A contract of sale of goods is defined in Section 3 (1) of Cap 31 Laws of Kenya.
“A Contract of sale of goods is a contract whereby the seller transfers or agrees to transfer the property in goods to the buyer for a money consideration, called the price.” (Emphasis on the key words)
The sale of goods law sees items from two different perspectives or goods composed of 2 major components. You have property in goods i.e. the title in goods and the physical aspect, which are two different things.
Goods are different from property. E.g. If you have borrowed a shirt, you have possession but not property or title. Ownership could be with one person whereas control is with somebody else. When we talk of goods we are talking of the tangible aspect and when we talk of property we are talking of ownership.
In the definition it is said that it is a contract by which the seller or the offeror transfers or agrees to transfer the property to the buyer or offeree. A contract of sale of goods does not deal with the tangible, it deals with property. You do not transfer goods, you transfer property, you deliver goods and transfer property.
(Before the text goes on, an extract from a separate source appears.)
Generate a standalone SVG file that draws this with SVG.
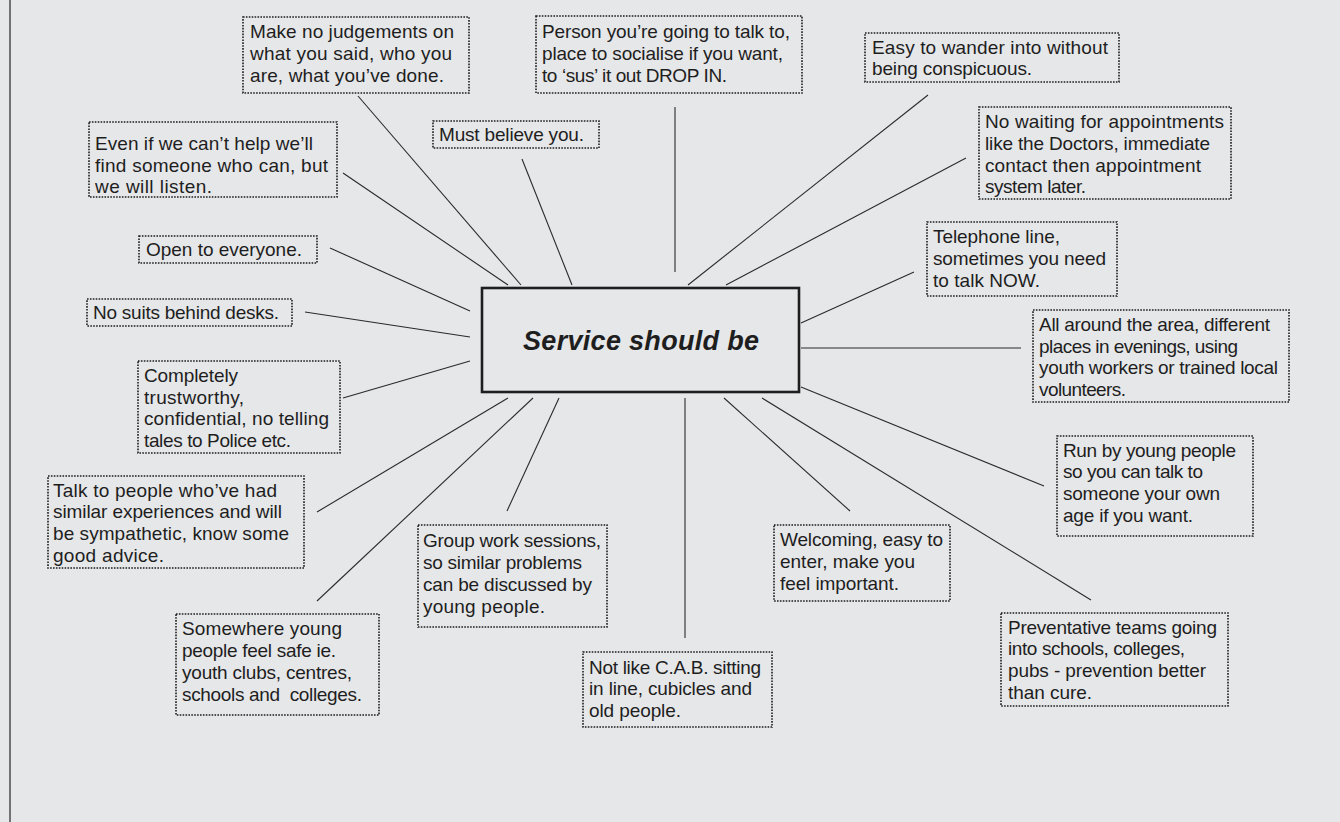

Once the property has been transferred then the buyer must pay a consideration in your ordinary contract and in this case the consideration must be in money. Money consideration is called the price. In a sale of goods contract, the beacons are that the seller agrees to transfer the property for money consideration called the price.
Under Section 3 (4) the difference drawn in terms of sale contract where the property has already been transferred whereas where he has agreed to transfer it is an agreement to sell.
Transfer and Passing of Property; the two effectively mean that the ownership has moved but they carry different meanings. In the case of sale of goods transfer refers to active actions being taken by seller and buyer to transfer ownership from seller to buyer, through agreement where the parties have agreed to transfer the ownership of property to the buyer. The parties are actively involved.
When you talk of passing of property, property can pass to the buyer by operation of the law and the parties have done nothing to aid this. E.g. when you attend an auction, you have an authorised auctioneer who is selling goods for other people. The property in the goods passes from the seller to the buyer when the hammer falls. The owner of the goods is not the auctioneer but has given the goods to the auctioneer. The buyer is usually the highest bidder. Imagine the hammer has fallen and the highest bidder approached the auctioneer and says he does not have enough money to pay, but can pay by cheque and the auctioneer who is the agent for the owner of the goods tells the buyer that he accepts the cheque provided the title remains with him until the cheque clears. That buyer takes the goods but sells the goods in the next corner. So you have a situation where there is the seller, the buyer, but the seller has delivered the goods to the buyer at an auction without the price consideration and the buyer has sold them to another buyer. The dispute arises when the cheque bounces. The second buyer has no notice of the circumstances. The tussle is between the seller and the second buyer. Who gets a better claim to the goods? The title has not moved so the first buyer has no title to the goods and cannot transfer that which he dos not have. But under the sale of goods Act S. 58 as long as the second buyer bought without being aware of the defect, then the second buyer has a better claim than the seller. (owner of the goods). The second buyer has to have bought the goods without notice i.e. not knowing that there were defects in the sale.
The law holds the second buyer to have a better claim due to equity. There is balancing of equity between the 2 owners. The second owner is innocent if he bought the goods without notice.
The second buyer is the most innocent because the owner of the goods by giving the goods to the auctioneer facilitated the commission of fraud by the first buyer so the goods are given to the second buyer only if he genuinely bought the goods without notice that there was a defect in the original sale.
He who facilitates commission of fraud is less innocent then he who had no way of facilitating the same.
This situation can be controversial.
A just judgment is not necessarily fair. Fairness is a value judgement.